Embrapa now promotes forest, agriculture and livestock integration; fields are used alternatively for crops and livestock but threads of trees are also planted in between the fields, where cattle can forage.

Brazilian scientists caution that there is no magic bullet; theirs was a systems approach – all the interventions coalesced and worked together and it may be not exactly replicable but can be adapted for other tropical countries which have the correct policy in place.

Not rocket science

Ethanol is similar to alcohol, distilling it is not rocket science. In Brazil the sugar cane extract is fermented with the addition of yeast which produces a fermented wine with an alcohol content of between 7 and 10%.

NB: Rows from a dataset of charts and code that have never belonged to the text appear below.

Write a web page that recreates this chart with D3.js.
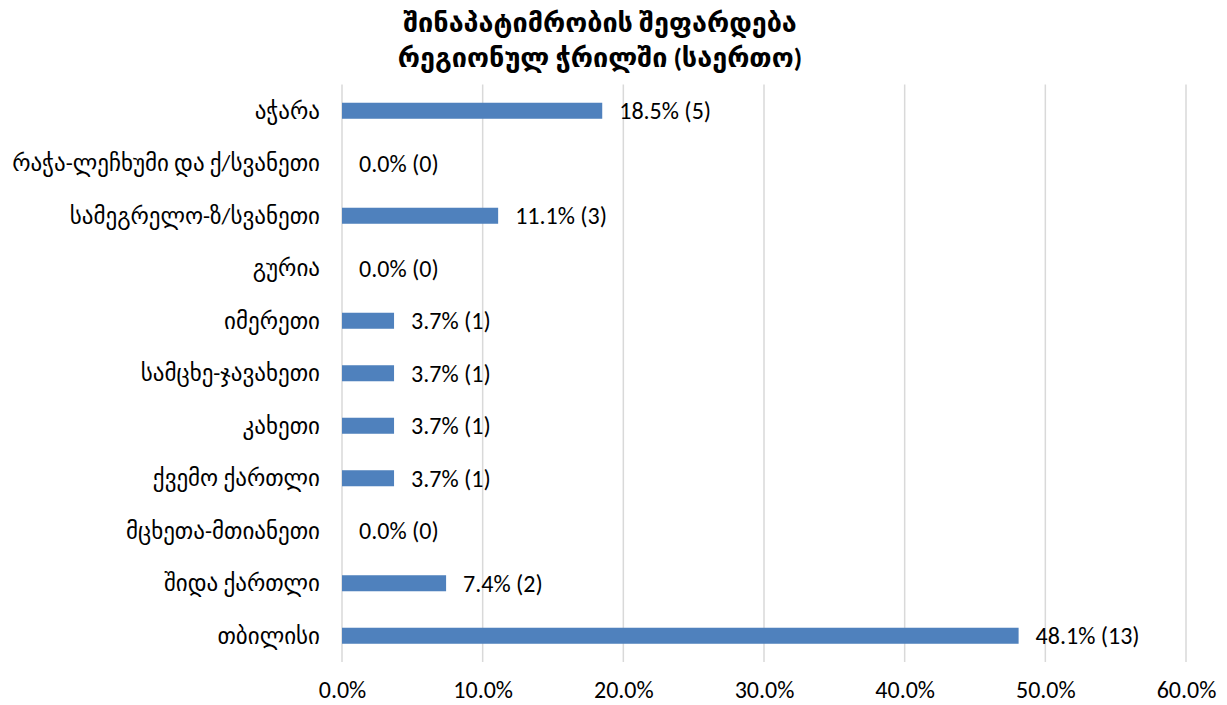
<!DOCTYPE html>
<html>
<head>
<meta charset="utf-8">
<script src="https://cdn.jsdelivr.net/npm/d3@7"></script>
<style>
  body { margin: 0; background: #fff; }
  text { font-family: Calibri, Carlito, 'Open Sans', 'DejaVu Sans', sans-serif; fill: #000; }
</style>
</head>
<body>
<div id="chart"></div>
<script>
const categories = ['აჭარა', 'რაჭა-ლეჩხუმი და ქ/სვანეთი', 'სამეგრელო-ზ/სვანეთი', 'გურია', 'იმერეთი',
  'სამცხე-ჯავახეთი', 'კახეთი', 'ქვემო ქართლი', 'მცხეთა-მთიანეთი', 'შიდა ქართლი', 'თბილისი'];
const percents = [18.5, 0, 11.1, 0, 3.7, 3.7, 3.7, 3.7, 0, 7.4, 48.1];
const counts = [5, 0, 3, 0, 1, 1, 1, 1, 0, 2, 13];
const ticks = [0, 10, 20, 30, 40, 50, 60];
const titleLines = ['შინაპატიმრობის შეფარდება', 'რეგიონულ ჭრილში (საერთო)'];

const data = categories.map((c, i) => ({name: c, value: percents[i], count: counts[i]}));

const W = 1227, H = 705;
const margin = {top: 84.5, right: 41, bottom: 43, left: 342};
const width = W - margin.left - margin.right;
const height = H - margin.top - margin.bottom;

const svg = d3.select('#chart')
  .append('svg')
  .attr('width', W)
  .attr('height', H);

svg.selectAll('.title')
  .data(titleLines)
  .join('text')
  .attr('class', 'title')
  .attr('x', 600)
  .attr('y', (d, i) => 32 + i * 35)
  .attr('text-anchor', 'middle')
  .style('font-size', '27px')
  .style('font-weight', 'bold')
  .text(d => d);

const g = svg.append('g')
  .attr('transform', `translate(${margin.left}, ${margin.top})`);

const x = d3.scaleLinear().domain([0, 60]).range([0, width]);
const y = d3.scaleBand()
  .domain(categories)
  .range([0, height])
  .paddingInner(0.695)
  .paddingOuter(0.3475);

// gridlines
g.selectAll('.grid')
  .data(ticks)
  .join('line')
  .attr('class', 'grid')
  .attr('x1', d => x(d)).attr('x2', d => x(d))
  .attr('y1', 0).attr('y2', height)
  .attr('stroke', '#d9d9d9')
  .attr('stroke-width', 1.5);

const xAxis = gg => gg
  .call(d3.axisBottom(x).tickValues(ticks).tickSize(0).tickPadding(19)
    .tickFormat(d => d3.format('.1f')(d) + '%'))
  .call(gg => gg.select('.domain').remove());

g.append('g')
  .attr('transform', `translate(0, ${height})`)
  .call(xAxis)
  .selectAll('text')
  .style('font-size', '24px')
  .attr('fill', '#000');

// category labels
g.selectAll('.cat')
  .data(data)
  .join('text')
  .attr('class', 'cat')
  .attr('x', -22)
  .attr('y', d => y(d.name) + y.bandwidth() / 2)
  .attr('dy', '0.35em')
  .attr('text-anchor', 'end')
  .style('font-size', '23px')
  .text(d => d.name);

g.selectAll('.bar')
  .data(data)
  .join('rect')
  .attr('class', 'bar')
  .attr('x', x(0))
  .attr('y', d => y(d.name))
  .attr('width', d => x(d.value) - x(0))
  .attr('height', y.bandwidth())
  .attr('fill', '#4f81bd');

g.selectAll('.label')
  .data(data)
  .join('text')
  .attr('class', 'label')
  .attr('x', d => x(d.value) + 17)
  .attr('y', d => y(d.name) + y.bandwidth() / 2)
  .attr('dy', '0.35em')
  .style('font-size', '24px')
  .text(d => `${d.value.toFixed(1)}% (${d.count})`);
</script>
</body>
</html>
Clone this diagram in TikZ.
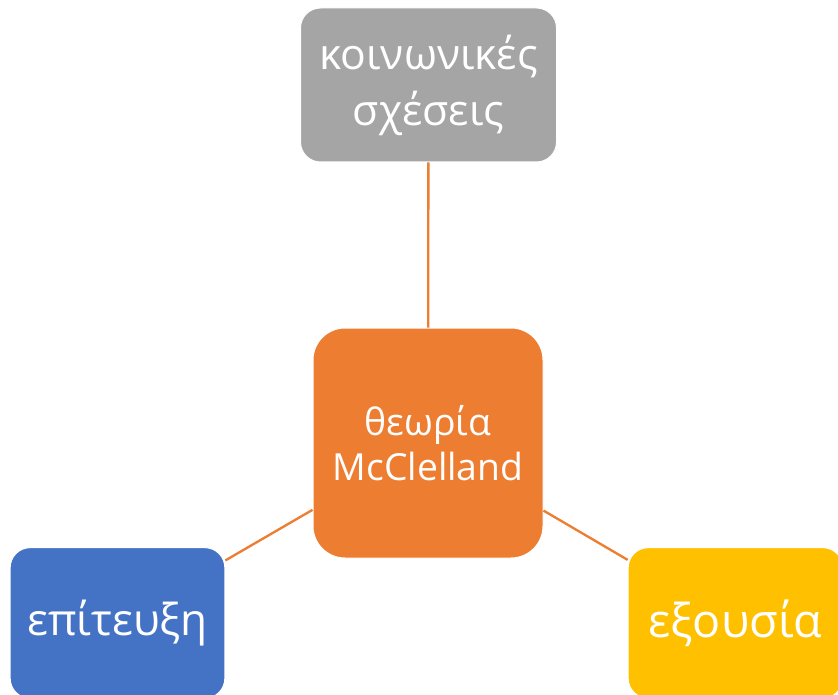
\documentclass[tikz,border=0pt]{standalone}
\usepackage{fontspec}
\setmainfont{Open Sans}
\usetikzlibrary{positioning}

\tikzstyle{need box}=[draw=white, line width=0.75pt, rectangle, fill=#1, text=white, align=center, inner sep=0pt]
\tikzstyle{need link}=[draw=orange, line width=1.75pt]
\definecolor{grey}{RGB}{165, 165, 165}
\definecolor{orange}{RGB}{237, 125, 49}
\definecolor{blue}{RGB}{68, 114, 196}
\definecolor{gold}{RGB}{255, 192, 0}

\begin{document}
\begin{tikzpicture}[x=0.75pt, y=-0.75pt]
		\clip (0,0) rectangle (838,695);
		\useasboundingbox (0,0) rectangle (838,695);

		\node [need box = orange, minimum width=172.5pt, minimum height=172.5pt, rounded corners=24pt,
			font=\fontsize{28}{34}\selectfont] (theory) at (428,443) {θεωρία\\McClelland};
		\node [need box = grey, minimum width=192pt, minimum height=115.5pt, rounded corners=15pt,
			font=\fontsize{32}{42}\selectfont] (social) at (428.5,85) {κοινωνικές\\σχέσεις};
		\node [need box = blue, minimum width=161pt, minimum height=113pt, rounded corners=15pt,
			font=\fontsize{33}{40}\selectfont] (achieve) at (117.5,623) {επίτευξη};
		\node [need box = gold, minimum width=161pt, minimum height=113pt, rounded corners=15pt,
			font=\fontsize{35}{40}\selectfont] (power) at (735.5,623) {εξουσία};

		\draw [need link] (social) -- (theory);
		\draw [need link] (achieve) -- (theory);
		\draw [need link] (power) -- (theory);
	\end{tikzpicture}
\end{document}
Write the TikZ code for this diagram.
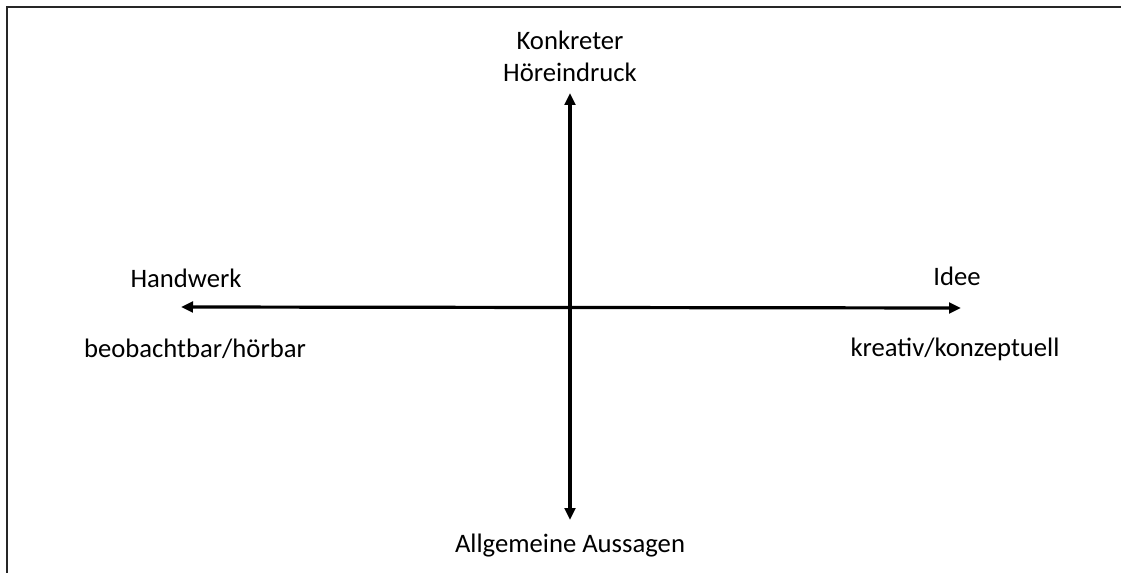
\documentclass[tikz,border=0pt]{standalone}
\usepackage{fontspec}
\setmainfont{Carlito}
\usetikzlibrary{arrows.meta}

\begin{document}
\begin{tikzpicture}[
  x=0.75pt, y=-0.75pt,
  lbl/.style={font=\fontsize{20}{24}\selectfont, align=center, inner sep=0pt},
  axis/.style={{Triangle[length=9pt,width=8pt]}-{Triangle[length=9pt,width=8pt]}, line width=2.4pt},
  frame/.style={line width=1.6pt, draw=black!85}
]
\useasboundingbox (0,0) rectangle (1121,573);
\draw[frame] (1121,7) -- (7,7) -- (7,573);

\coordinate (lft) at (181,307);
\coordinate (rgt) at (961,308);
\coordinate (top) at (570,93);
\coordinate (bot) at (570,520);

\draw[axis] (lft) -- (rgt);
\draw[axis] (top) -- (bot);

\node[lbl] (konkret) at (570,56) {Konkreter\\Höreindruck};
\node[lbl] (allg) at (570,546) {Allgemeine Aussagen};
\node[lbl] (handwerk) at (186,278) {Handwerk};
\node[lbl] (beob) at (195,349) {beobachtbar/hörbar};
\node[lbl] (idee) at (957,276) {Idee};
\node[lbl] (kreativ) at (955,349) {kreativ/konzeptuell};

\end{tikzpicture}
\end{document}
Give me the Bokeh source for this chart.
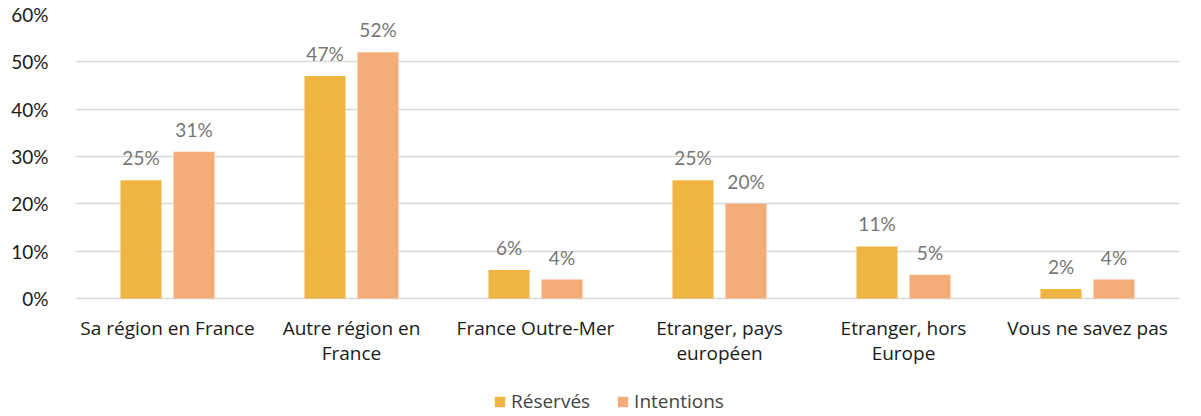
from bokeh.plotting import figure
from bokeh.models import ColumnDataSource, FactorRange, Legend, LegendItem, FixedTicker, CustomJSTickFormatter
from bokeh.transform import dodge
from bokeh.core.properties import value
from bokeh.embed import file_html
from bokeh.resources import INLINE

categories = ["Sa région en France", "Autre région en\nFrance", "France Outre-Mer",
              "Etranger, pays\neuropéen", "Etranger, hors\nEurope", "Vous ne savez pas"]
reserves = [25, 47, 6, 25, 11, 2]
intentions = [31, 52, 4, 20, 5, 4]
y_ticks = [0, 10, 20, 30, 40, 50, 60]

FONT = "Open Sans"
NUMFONT = "Lato"
C1 = "#F0B443"
C2 = "#F4AD79"

src = ColumnDataSource(dict(
    cat=categories, r=reserves, i=intentions, zero=[0] * len(categories),
    rl=[f"{v}%" for v in reserves], il=[f"{v}%" for v in intentions],
))

p = figure(x_range=FactorRange(*categories), y_range=(-24.5, 60),
           frame_width=1104, frame_height=400, output_backend="svg", toolbar_location=None,
           min_border_left=75, min_border_right=14, min_border_top=14, min_border_bottom=0)
p.outline_line_color = None
p.background_fill_color = "white"
p.xaxis.visible = False

r1 = p.vbar(x=dodge("cat", -0.144, range=p.x_range), top="r", width=0.223, source=src,
            fill_color=C1, line_color=None)
r2 = p.vbar(x=dodge("cat", 0.144, range=p.x_range), top="i", width=0.223, source=src,
            fill_color=C2, line_color=None)

for off, col, lab in [(-0.144, "r", "rl"), (0.144, "i", "il")]:
    p.text(x=dodge("cat", off, range=p.x_range), y=col, text=lab, source=src,
           text_align="center", text_baseline="bottom", y_offset=-11,
           text_font=value(NUMFONT), text_font_size="19px", text_color="#767676")

# category labels under the bars
p.text(x="cat", y="zero", text="cat", source=src, text_align="center", text_baseline="top",
       y_offset=16, text_line_height=0.97,
       text_font=value(FONT), text_font_size="19px", text_color="#1a1a1a")

p.xgrid.grid_line_color = None
p.ygrid.grid_line_color = "#d9d9d9"
p.ygrid.grid_line_width = 1.3
p.yaxis.ticker = FixedTicker(ticks=y_ticks)
p.yaxis.formatter = CustomJSTickFormatter(code="return tick + '%';")
p.yaxis.axis_line_color = None
p.yaxis.major_tick_line_color = None
p.yaxis.minor_tick_line_color = None
p.yaxis.major_label_text_font = NUMFONT
p.yaxis.major_label_text_font_size = "19px"
p.yaxis.major_label_text_color = "#1a1a1a"
p.yaxis.major_label_standoff = 21

legend = Legend(items=[LegendItem(label="Réservés", renderers=[r1]),
                       LegendItem(label="Intentions", renderers=[r2])],
                orientation="horizontal", location=(418, 0),
                label_text_font=FONT, label_text_font_size="19px",
                glyph_width=13, glyph_height=13, spacing=26, label_standoff=5,
                border_line_color=None, background_fill_alpha=0, padding=0, margin=0)
p.add_layout(legend)

open("out.html", "w").write(file_html(p, INLINE))
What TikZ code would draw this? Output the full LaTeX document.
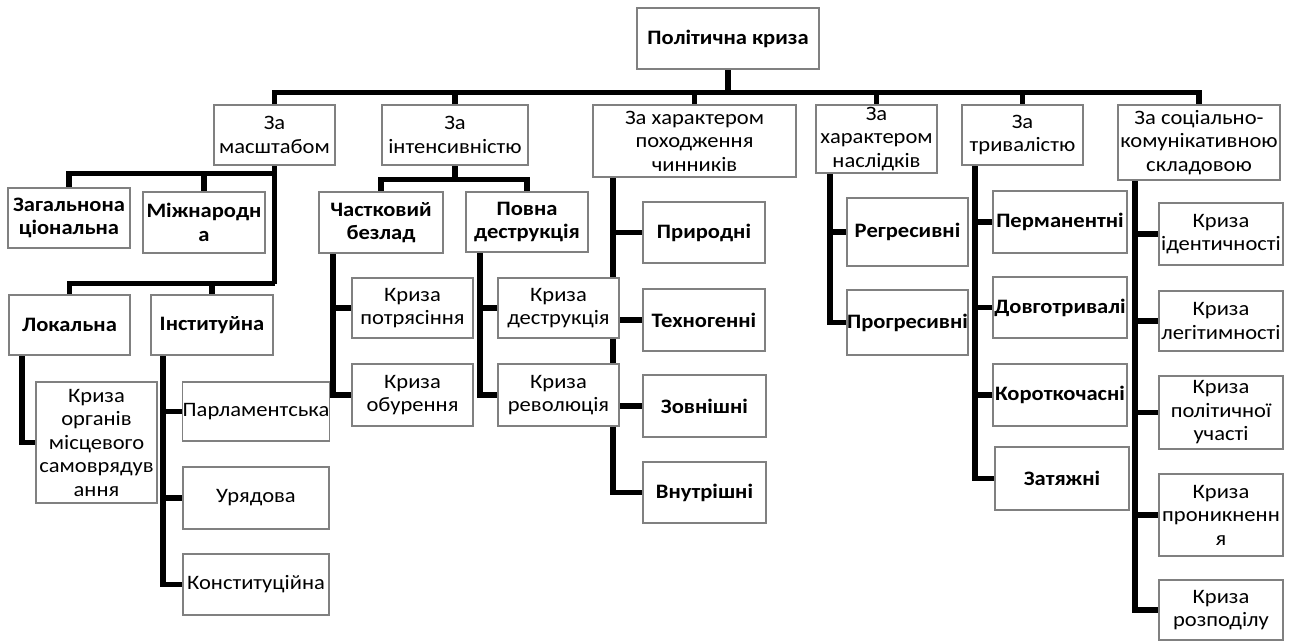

As we well know, this sort of indigenous local expertise and technology exists and is thriving in Sri Lanka, unfortunately mostly on the other side of the law! Producing bio fuel from rice may provide an opportunity to legitimise the practitioners and also a possible source of revenue through taxation of the newly legitimised business.

But producing bio fuel of a quality sufficient to pump into our existing internal combustion engines, mixed with petrol or diesel, and distribution of the product may be a challenge; this is where Brazilian technical assistance would be helpful. Of course we have a national penchant and malaise of yearning to reinvent the wheel; this opportunity may be different, one hopes.

There are no longer any light vehicles running on pure fossil fuels in Brazil. The Government allows a mixture of Ethanol with petrol or diesel up to 22%. Car manufacturers in Brazil have developed flexi fuel vehicles to run on this ethanol petroleum mix, which have been a commercial success, reaching 92% of market share of total car and light vehicle sales in 2009.

(The writer is a lawyer, who has over 30 years experience as a CEO in both government and private sectors. He retired from the office of Secretary, Ministry of Finance and currently is the Managing Director of the Sri Lanka Business Development Centre.)